🤖 AI Summary
This paper addresses the novel problem of *efficiently identifying potentially trending items* in recommender systems and market analytics. We formally define item popularity scores based on the cardinality of reverse k-Maximum Inner Product Search (reverse k-MIPS) results and introduce the Top-N trending item mining task. To circumvent the prohibitive cost of computing all user-item inner products, we propose an adaptive upper-bound estimation framework coupled with candidate pruning, enabling both efficient filtering and precise ranking. Our method integrates reverse maximum inner product search, dynamic upper-bound optimization, and scalable vector retrieval techniques.
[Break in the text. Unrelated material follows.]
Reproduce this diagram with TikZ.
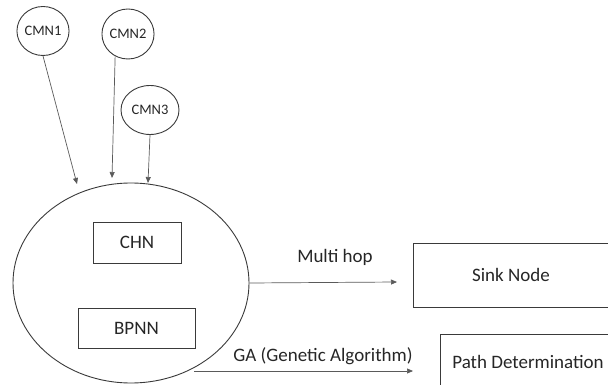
\documentclass[tikz,border=0pt]{standalone}
\usepackage{fontspec}
\setmainfont{Carlito}
\usetikzlibrary{arrows.meta,shapes.geometric}
\definecolor{edge}{HTML}{3A3A3A}
\definecolor{arrowc}{HTML}{5A5A5A}
\definecolor{txt}{HTML}{262626}
\begin{document}
\begin{tikzpicture}[x=1pt,y=-1pt,
  cmn/.style={ellipse,draw=edge,line width=0.9pt,inner sep=0pt,text=txt,font=\fontsize{14.5}{17}\selectfont},
  boxnode/.style={rectangle,draw=edge,line width=0.9pt,inner sep=0pt,text=txt,font=\fontsize{19}{23}\selectfont},
  lbl/.style={inner sep=0pt,text=txt,font=\fontsize{19}{23}\selectfont},
  arr/.style={draw=arrowc,line width=0.7pt,-{Triangle[length=6pt,width=5pt]}}]
\useasboundingbox (0,0) rectangle (608,385);
% CMN nodes
\node[cmn,minimum width=44pt,minimum height=49pt] (c1) at (43,31) {CMN1};
\node[cmn,minimum width=42pt,minimum height=50pt] (c2) at (128,34) {CMN2};
\node[cmn,minimum width=58pt,minimum height=49pt] (c3) at (150,110) {CMN3};
% big ellipse
\node[ellipse,draw=edge,line width=0.9pt,minimum width=236pt,minimum height=200pt,inner sep=0pt] (big) at (131,283) {};
\node[boxnode,minimum width=88pt,minimum height=41pt] (chn) at (137,242.5) {CHN};
\node[boxnode,minimum width=117pt,minimum height=40pt] (bpnn) at (136.5,328) {BPNN};
% right boxes
\node[boxnode,minimum width=196pt,minimum height=64pt] (sink) at (511,275) {Sink Node};
\node[boxnode,minimum width=176pt,minimum height=56pt] (path) at (528,362) {Path Determination};
% arrow end points
\coordinate (a1) at (77,184);
\coordinate (a2) at (112,178);
\coordinate (a3) at (148,183);
\coordinate (mh) at (397,282);
\coordinate (gs) at (194,371);
\coordinate (ge) at (413,371);
\draw[arr] (c1.south) -- (a1);
\draw[arr] (c2.-120) -- (a2);
\draw[arr] (c3.south) -- (a3);
\draw[arr] (big.east) -- (mh);
\draw[arr] (gs) -- (ge);
% labels
\node[lbl] (mhl) at (335,257) {Multi hop};
\node[lbl] (gal) at (323,356) {GA (Genetic Algorithm)};
\end{tikzpicture}
\end{document}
Extensive experiments on multiple real-world datasets demonstrate that our algorithm achieves 10×–100× speedup over state-of-the-art baselines while maintaining 100% accuracy, and scales to real-time mining over million-scale users and items.
📝 Abstract
The $k$-MIPS ($k$ Maximum Inner Product Search) problem has been employed in many fields. Recently, its reverse version, the reverse $k$-MIPS problem, has been proposed. Given an item vector (i.e., query), it retrieves all user vectors such that their $k$-MIPS results contain the item vector. Consider the cardinality of a reverse $k$-MIPS result. A large cardinality means that the item is potentially popular, because it is included in the $k$-MIPS results of many users. This mining is important in recommender systems, market analysis, and new item development. Motivated by this, we formulate a new problem. In this problem, the score of each item is defined as the cardinality of its reverse $k$-MIPS result, and the $N$ items with the highest score are retrieved. A straightforward approach is to compute the scores of all items, but this is clearly prohibitive for large numbers of users and items. We remove this inefficiency issue and propose a fast algorithm for this problem. Because the main bottleneck of the problem is to compute the score of each item, we devise a new upper-bounding technique that is specific to our problem and filters unnecessary score computations. We conduct extensive experiments on real datasets and show the superiority of our algorithm over competitors.